-- Written instruction --
Exactly the lines from the line holding "What TikZ code" to the line holding "(0,0) rectangle (1409,562);", both lines included, are to be echoed; pictures are not.

-- Records --
** start **

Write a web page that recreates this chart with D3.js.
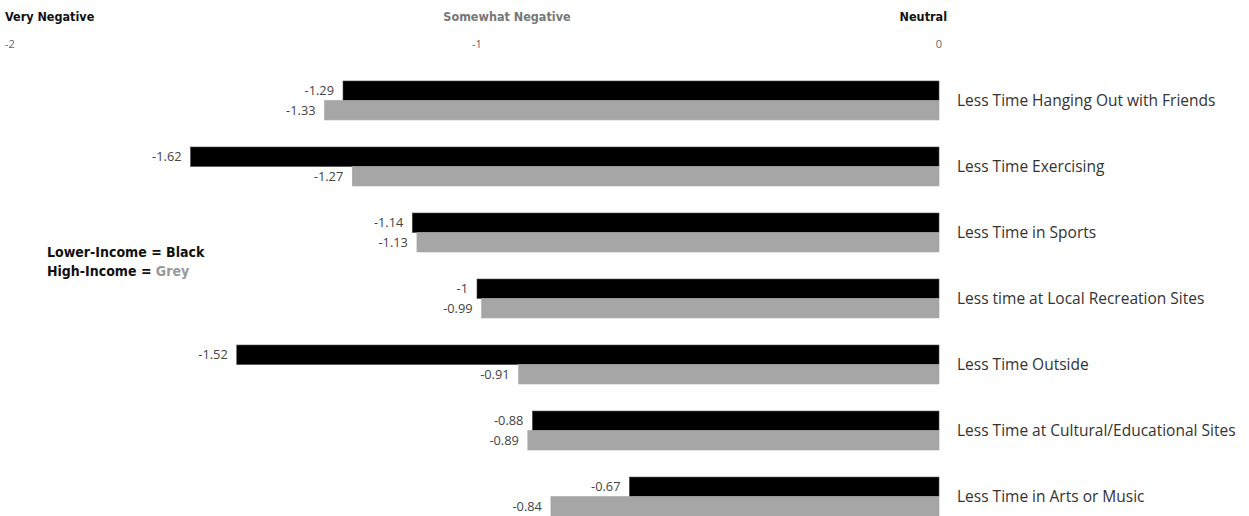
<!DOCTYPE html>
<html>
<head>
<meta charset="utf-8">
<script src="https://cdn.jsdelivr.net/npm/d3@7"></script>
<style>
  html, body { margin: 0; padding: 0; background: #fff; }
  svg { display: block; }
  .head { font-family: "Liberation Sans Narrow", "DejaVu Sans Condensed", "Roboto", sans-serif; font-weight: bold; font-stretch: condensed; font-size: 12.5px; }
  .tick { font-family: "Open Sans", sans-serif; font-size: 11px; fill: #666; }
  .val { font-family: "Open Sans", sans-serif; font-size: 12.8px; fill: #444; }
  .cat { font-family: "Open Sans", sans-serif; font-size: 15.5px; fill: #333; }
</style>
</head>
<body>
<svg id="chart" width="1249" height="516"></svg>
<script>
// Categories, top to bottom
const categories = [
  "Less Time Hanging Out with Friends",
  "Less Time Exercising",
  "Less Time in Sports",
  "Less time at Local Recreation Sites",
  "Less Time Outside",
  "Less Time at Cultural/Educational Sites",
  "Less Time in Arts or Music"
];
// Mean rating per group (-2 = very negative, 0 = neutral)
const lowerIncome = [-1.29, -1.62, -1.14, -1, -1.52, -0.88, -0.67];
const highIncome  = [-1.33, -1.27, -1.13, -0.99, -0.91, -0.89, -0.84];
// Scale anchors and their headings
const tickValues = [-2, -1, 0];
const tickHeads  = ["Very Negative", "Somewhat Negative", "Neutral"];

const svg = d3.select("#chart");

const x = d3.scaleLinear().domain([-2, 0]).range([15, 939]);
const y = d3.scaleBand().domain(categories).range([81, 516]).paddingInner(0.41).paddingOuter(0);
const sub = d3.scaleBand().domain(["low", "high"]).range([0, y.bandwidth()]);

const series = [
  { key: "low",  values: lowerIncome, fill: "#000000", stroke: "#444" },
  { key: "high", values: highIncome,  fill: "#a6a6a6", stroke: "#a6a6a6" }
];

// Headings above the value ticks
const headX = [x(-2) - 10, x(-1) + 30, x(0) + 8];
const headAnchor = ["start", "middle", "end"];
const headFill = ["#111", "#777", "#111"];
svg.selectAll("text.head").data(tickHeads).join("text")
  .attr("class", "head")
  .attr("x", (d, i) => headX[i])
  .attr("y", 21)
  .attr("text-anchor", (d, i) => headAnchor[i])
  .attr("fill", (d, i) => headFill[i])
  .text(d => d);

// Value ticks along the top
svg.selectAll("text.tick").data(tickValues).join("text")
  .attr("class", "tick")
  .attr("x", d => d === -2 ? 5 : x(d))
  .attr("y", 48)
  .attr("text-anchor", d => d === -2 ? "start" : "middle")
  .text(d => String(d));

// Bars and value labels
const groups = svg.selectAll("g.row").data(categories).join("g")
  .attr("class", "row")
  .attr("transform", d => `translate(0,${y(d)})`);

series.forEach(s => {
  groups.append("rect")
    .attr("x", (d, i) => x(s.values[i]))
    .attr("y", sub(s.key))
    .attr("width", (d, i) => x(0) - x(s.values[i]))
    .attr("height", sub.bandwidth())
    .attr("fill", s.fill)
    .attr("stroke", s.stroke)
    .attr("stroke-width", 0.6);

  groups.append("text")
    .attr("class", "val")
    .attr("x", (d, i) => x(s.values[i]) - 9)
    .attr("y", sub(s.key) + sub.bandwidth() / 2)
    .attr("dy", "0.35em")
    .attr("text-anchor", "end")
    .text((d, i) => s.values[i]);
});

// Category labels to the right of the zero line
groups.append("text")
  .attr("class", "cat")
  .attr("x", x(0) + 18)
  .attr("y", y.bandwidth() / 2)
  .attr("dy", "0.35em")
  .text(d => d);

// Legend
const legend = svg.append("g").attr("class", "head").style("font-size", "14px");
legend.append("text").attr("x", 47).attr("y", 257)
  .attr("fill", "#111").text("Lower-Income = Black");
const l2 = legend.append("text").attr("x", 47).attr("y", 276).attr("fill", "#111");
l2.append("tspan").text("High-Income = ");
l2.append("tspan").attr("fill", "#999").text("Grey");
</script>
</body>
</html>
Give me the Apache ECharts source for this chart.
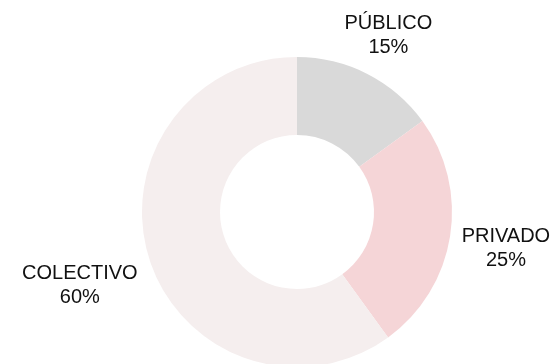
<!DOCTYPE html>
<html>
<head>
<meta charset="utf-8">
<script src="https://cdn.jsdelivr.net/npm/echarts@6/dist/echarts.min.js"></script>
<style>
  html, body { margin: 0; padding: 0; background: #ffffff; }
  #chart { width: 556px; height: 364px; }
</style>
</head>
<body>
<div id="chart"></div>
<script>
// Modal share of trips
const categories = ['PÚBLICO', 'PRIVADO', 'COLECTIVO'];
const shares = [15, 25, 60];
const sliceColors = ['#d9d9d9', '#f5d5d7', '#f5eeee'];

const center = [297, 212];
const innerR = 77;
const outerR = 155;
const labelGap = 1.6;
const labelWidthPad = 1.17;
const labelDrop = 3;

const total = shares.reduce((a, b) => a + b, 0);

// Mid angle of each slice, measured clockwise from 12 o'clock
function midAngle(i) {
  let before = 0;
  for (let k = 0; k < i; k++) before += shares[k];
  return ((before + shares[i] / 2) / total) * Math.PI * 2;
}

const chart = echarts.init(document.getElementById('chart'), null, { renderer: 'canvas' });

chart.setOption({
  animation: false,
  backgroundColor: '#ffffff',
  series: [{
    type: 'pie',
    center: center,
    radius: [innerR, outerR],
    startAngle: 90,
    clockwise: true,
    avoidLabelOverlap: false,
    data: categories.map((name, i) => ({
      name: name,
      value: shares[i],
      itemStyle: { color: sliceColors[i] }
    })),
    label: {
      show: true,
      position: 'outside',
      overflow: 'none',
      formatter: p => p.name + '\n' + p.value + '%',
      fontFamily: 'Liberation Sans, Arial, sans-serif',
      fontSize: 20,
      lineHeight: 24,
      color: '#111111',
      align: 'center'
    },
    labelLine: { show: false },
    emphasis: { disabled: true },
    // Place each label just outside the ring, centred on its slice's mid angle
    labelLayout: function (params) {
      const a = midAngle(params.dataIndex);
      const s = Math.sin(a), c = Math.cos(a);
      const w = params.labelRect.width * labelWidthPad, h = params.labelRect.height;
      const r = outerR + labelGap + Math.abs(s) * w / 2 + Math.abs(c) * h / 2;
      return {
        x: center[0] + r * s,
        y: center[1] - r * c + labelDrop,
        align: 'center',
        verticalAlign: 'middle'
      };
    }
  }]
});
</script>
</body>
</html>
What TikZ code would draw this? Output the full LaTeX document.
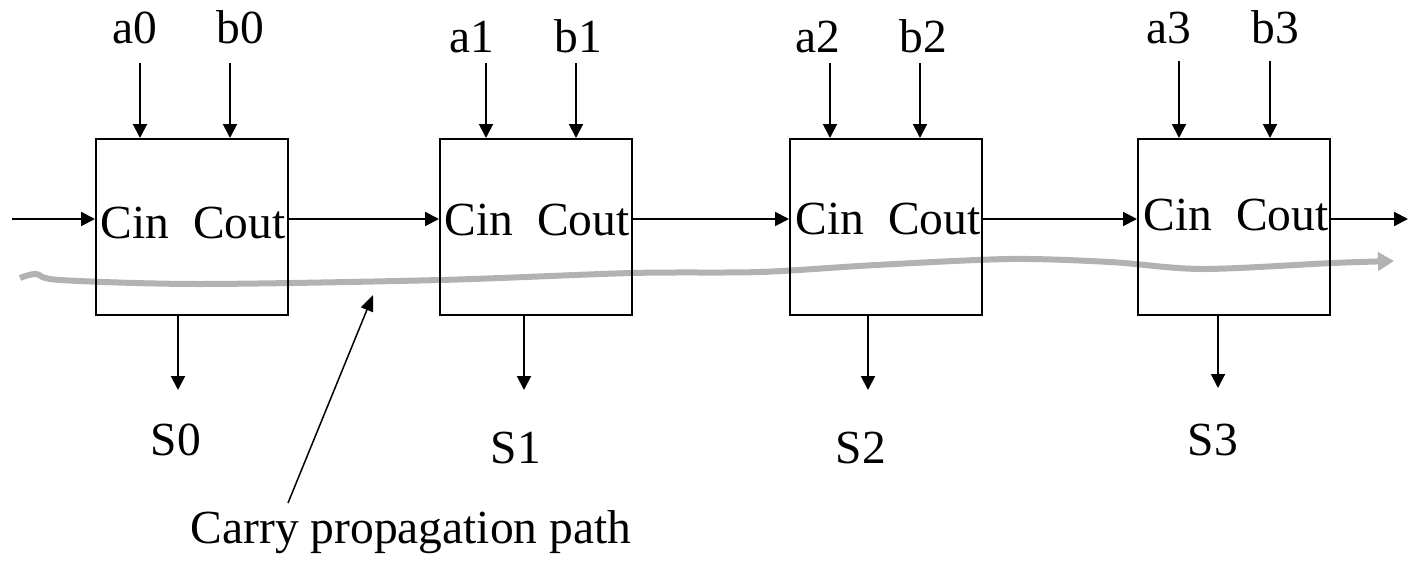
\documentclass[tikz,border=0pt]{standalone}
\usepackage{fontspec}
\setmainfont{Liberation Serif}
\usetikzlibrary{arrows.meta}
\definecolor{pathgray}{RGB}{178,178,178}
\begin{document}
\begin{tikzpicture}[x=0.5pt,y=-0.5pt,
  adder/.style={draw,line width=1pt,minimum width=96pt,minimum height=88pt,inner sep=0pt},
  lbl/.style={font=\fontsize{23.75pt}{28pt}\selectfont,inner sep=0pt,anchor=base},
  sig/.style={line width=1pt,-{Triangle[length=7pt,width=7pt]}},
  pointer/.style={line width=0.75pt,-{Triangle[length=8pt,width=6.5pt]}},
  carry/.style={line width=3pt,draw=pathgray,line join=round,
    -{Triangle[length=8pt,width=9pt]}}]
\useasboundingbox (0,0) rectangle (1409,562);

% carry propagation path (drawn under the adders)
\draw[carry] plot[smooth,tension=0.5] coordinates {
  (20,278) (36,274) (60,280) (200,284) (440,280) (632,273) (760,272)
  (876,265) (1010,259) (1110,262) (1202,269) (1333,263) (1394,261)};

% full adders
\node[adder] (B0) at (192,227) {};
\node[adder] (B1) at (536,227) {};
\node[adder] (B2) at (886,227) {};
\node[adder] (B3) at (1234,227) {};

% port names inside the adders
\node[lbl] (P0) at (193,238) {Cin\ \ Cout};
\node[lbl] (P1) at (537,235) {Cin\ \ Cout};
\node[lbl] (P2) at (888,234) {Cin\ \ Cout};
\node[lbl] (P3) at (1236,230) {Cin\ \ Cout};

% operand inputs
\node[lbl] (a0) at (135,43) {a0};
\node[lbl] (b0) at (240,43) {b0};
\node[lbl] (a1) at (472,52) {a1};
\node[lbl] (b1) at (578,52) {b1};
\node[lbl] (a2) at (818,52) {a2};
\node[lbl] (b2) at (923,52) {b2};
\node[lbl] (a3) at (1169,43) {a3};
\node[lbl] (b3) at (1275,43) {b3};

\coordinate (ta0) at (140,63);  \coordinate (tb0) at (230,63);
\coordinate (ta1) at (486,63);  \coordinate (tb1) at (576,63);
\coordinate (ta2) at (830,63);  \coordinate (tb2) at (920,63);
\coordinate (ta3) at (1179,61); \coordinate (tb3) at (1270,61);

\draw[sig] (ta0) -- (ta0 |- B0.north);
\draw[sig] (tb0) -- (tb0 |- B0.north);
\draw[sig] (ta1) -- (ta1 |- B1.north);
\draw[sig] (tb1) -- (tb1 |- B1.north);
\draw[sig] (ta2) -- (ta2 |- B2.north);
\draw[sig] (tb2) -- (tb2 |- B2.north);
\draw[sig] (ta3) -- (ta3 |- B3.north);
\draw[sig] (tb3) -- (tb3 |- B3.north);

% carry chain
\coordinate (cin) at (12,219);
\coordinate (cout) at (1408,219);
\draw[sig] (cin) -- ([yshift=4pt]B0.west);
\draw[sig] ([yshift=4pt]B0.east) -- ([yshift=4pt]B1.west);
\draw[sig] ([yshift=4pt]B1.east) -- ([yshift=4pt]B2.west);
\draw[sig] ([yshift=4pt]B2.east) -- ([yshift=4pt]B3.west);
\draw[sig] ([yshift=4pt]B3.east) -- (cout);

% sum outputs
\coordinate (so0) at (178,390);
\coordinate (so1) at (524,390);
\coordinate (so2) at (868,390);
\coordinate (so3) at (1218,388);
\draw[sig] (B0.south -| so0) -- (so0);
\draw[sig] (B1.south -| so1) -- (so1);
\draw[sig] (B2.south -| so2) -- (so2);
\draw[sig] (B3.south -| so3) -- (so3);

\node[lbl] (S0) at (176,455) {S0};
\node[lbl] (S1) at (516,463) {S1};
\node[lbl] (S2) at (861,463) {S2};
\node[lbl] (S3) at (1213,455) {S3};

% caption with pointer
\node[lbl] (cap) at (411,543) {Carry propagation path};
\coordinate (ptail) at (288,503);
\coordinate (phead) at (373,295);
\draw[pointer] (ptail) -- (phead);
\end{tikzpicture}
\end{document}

** end **

-- Exercise answer --
What TikZ code would draw this? Output the full LaTeX document.
\documentclass[tikz,border=0pt]{standalone}
\usepackage{fontspec}
\setmainfont{Liberation Serif}
\usetikzlibrary{arrows.meta}
\definecolor{pathgray}{RGB}{178,178,178}
\begin{document}
\begin{tikzpicture}[x=0.5pt,y=-0.5pt,
  adder/.style={draw,line width=1pt,minimum width=96pt,minimum height=88pt,inner sep=0pt},
  lbl/.style={font=\fontsize{23.75pt}{28pt}\selectfont,inner sep=0pt,anchor=base},
  sig/.style={line width=1pt,-{Triangle[length=7pt,width=7pt]}},
  pointer/.style={line width=0.75pt,-{Triangle[length=8pt,width=6.5pt]}},
  carry/.style={line width=3pt,draw=pathgray,line join=round,
    -{Triangle[length=8pt,width=9pt]}}]
\useasboundingbox (0,0) rectangle (1409,562);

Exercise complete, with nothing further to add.